Big River Watch scheme asks general public to help monitor state of rivers after years of deregulation

Not that there’s been any deregulation of course. But still, Burke’s little platoons going out and doing it for themselves, of ccourse we support such. Who wants to have to try and fight through whatever a bureaucracy might tell us when pure and clear information can be gathered by the populace?

We have just the one small concern.

British waterways, pollution in England, around the UK, rivers in England, England and Wales, targets and milestones to phase out spills of human waste into rivers and seas

There seems to be a little variance there about whether this is UK or England or England and Wales and so on. Which we take to be - as the cool kids say these days - problematic.
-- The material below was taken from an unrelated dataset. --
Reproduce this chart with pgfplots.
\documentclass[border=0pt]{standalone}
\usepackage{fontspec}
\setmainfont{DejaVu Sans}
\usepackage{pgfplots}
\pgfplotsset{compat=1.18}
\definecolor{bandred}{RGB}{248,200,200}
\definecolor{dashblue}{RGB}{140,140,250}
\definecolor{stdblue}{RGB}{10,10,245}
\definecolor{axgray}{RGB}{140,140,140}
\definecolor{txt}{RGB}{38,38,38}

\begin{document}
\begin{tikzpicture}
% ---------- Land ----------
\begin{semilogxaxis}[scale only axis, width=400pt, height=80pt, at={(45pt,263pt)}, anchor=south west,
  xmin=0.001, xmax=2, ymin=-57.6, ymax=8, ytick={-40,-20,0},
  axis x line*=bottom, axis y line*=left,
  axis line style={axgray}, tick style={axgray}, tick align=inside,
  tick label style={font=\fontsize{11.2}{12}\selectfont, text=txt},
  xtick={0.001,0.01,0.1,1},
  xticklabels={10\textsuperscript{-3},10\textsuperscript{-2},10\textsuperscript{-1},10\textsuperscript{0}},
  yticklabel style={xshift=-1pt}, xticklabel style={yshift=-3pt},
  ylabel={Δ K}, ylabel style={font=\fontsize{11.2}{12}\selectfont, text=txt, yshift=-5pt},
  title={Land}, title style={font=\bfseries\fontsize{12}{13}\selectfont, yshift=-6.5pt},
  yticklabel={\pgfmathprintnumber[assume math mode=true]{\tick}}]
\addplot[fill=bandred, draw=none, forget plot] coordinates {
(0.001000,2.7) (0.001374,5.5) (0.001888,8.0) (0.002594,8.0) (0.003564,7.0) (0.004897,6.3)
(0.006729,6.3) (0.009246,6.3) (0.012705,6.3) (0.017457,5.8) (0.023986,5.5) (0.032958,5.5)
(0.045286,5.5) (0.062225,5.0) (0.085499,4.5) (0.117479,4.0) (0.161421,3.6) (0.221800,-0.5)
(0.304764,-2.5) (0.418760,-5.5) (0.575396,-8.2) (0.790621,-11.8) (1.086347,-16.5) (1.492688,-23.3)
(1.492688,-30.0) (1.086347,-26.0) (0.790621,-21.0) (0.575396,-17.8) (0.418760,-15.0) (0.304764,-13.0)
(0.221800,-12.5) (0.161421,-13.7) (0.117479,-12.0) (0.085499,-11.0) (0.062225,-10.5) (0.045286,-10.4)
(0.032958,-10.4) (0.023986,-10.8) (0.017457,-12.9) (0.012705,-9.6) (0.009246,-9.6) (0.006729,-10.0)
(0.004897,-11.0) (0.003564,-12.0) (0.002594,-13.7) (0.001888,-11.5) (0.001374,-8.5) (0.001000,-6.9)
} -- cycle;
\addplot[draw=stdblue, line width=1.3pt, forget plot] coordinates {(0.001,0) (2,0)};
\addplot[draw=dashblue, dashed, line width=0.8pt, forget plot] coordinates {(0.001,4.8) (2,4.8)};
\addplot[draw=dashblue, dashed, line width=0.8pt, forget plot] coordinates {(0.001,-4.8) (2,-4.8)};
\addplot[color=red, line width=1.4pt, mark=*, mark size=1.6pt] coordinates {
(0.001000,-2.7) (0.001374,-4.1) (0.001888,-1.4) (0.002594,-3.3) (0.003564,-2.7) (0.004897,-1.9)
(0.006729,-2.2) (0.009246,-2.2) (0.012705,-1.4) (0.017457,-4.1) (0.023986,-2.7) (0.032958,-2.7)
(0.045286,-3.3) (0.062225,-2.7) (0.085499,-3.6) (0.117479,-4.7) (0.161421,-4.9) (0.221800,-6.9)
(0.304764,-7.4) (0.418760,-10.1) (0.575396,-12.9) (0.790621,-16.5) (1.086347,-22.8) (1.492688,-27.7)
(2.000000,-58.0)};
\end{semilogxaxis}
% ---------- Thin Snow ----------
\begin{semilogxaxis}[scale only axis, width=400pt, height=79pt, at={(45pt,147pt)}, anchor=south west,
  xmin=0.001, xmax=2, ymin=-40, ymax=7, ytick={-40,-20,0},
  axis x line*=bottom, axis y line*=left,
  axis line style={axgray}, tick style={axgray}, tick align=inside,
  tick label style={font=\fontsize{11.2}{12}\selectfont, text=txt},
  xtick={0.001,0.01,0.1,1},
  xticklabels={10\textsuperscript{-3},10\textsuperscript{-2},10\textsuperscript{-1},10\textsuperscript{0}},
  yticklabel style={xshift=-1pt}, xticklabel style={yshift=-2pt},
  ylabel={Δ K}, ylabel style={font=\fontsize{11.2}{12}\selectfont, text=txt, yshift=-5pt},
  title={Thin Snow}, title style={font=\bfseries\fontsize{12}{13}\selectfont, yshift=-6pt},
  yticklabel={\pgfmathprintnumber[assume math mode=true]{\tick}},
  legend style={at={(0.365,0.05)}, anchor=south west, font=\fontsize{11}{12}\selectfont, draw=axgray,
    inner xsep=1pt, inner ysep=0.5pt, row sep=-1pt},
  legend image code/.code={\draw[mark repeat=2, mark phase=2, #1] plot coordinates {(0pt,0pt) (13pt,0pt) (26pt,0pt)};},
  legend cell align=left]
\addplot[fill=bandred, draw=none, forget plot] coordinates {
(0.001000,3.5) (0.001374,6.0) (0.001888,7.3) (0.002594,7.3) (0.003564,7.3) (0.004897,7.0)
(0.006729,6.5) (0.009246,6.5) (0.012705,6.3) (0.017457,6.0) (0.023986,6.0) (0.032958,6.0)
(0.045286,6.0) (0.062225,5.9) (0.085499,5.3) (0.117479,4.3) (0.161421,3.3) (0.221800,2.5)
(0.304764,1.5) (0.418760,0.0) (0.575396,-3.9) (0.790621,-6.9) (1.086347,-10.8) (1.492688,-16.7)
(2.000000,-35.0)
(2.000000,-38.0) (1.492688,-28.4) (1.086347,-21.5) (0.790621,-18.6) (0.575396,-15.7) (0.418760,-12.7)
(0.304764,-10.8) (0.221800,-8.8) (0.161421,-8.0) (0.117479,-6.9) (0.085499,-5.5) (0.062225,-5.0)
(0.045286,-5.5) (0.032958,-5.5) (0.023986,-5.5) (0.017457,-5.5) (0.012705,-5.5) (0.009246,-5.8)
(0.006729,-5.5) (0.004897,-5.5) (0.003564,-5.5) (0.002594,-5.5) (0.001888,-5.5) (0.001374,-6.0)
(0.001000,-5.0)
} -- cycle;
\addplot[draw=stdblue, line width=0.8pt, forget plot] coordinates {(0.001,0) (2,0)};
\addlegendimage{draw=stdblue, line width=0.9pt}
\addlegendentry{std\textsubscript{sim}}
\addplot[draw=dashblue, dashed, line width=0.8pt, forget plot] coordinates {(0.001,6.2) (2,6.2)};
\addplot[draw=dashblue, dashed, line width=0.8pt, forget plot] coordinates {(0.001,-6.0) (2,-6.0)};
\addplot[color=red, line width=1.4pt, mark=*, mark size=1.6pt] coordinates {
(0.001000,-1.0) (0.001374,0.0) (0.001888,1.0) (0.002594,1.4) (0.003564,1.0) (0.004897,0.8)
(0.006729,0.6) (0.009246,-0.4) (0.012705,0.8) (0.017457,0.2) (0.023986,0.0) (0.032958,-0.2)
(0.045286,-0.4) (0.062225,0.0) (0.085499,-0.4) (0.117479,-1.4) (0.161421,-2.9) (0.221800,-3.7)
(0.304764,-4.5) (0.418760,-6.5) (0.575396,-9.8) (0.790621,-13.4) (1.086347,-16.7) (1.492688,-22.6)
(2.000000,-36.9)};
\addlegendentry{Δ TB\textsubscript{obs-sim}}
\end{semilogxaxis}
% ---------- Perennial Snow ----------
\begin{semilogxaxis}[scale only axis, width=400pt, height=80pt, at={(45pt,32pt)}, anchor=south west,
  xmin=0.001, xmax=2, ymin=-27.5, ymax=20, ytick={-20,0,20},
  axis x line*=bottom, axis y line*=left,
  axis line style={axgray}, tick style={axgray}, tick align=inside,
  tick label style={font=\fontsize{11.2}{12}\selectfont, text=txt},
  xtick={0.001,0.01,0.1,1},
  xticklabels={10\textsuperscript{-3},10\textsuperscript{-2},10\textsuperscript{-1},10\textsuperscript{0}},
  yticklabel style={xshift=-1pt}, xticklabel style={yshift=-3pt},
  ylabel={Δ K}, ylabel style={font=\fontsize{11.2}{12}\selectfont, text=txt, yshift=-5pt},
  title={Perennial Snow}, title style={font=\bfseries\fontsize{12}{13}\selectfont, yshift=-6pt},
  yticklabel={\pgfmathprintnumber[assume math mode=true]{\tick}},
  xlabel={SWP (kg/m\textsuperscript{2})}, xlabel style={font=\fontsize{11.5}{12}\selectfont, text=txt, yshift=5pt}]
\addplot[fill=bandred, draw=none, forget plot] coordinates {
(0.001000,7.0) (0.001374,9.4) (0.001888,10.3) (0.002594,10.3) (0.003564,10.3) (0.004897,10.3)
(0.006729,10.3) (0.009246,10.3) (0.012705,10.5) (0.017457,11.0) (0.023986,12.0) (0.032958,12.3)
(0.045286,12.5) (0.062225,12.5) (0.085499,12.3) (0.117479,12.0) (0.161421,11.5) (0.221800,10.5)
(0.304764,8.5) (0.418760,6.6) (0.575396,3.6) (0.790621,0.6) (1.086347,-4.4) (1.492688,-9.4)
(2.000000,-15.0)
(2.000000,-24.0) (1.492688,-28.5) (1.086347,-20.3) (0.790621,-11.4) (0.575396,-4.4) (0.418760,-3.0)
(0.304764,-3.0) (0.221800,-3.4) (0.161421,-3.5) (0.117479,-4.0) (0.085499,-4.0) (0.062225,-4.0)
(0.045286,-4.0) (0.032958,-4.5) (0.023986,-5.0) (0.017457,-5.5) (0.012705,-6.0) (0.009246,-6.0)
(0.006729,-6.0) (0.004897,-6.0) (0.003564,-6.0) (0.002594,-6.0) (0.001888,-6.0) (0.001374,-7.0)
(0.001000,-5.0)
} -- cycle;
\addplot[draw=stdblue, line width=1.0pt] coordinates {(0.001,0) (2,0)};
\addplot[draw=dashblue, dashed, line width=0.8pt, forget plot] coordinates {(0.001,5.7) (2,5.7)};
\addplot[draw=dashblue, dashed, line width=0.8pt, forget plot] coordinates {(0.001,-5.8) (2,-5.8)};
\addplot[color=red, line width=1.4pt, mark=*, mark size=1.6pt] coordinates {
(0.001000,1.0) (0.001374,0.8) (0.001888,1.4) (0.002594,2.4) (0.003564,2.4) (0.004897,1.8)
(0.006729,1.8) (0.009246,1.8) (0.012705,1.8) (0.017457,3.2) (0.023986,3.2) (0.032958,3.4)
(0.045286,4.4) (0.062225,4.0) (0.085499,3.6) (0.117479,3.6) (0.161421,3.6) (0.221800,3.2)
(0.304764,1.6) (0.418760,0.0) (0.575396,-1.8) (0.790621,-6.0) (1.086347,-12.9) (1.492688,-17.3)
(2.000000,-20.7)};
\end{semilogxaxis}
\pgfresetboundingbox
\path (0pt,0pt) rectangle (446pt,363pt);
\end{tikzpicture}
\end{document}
For the grand question in water politics these days is over the State running the water system or private companies. Which means that we want to see the difference between the private and capitalist companies in England, the social company in Wales, the state companies in Scotland and Northern Ireland. That’s exactly - for of course it is - the information we don’t get from the official, bureaucratic, figures. Near all of England’s overflows are monitored, for example, while only 8% of Scotland’s are. How amazin’ that the State does not check its own performance, eh? And exactly the thing that the little platoons could, possibly should, check up upon.

So, we do, we do, we look forward to this survey of all of the United Kingdom’s waters. With the raw information presented to us all so it is possible to actually check which system, that private or state, produces the best environmental outcome.

That is, obviously, what they’re going to do because of course they are. Right?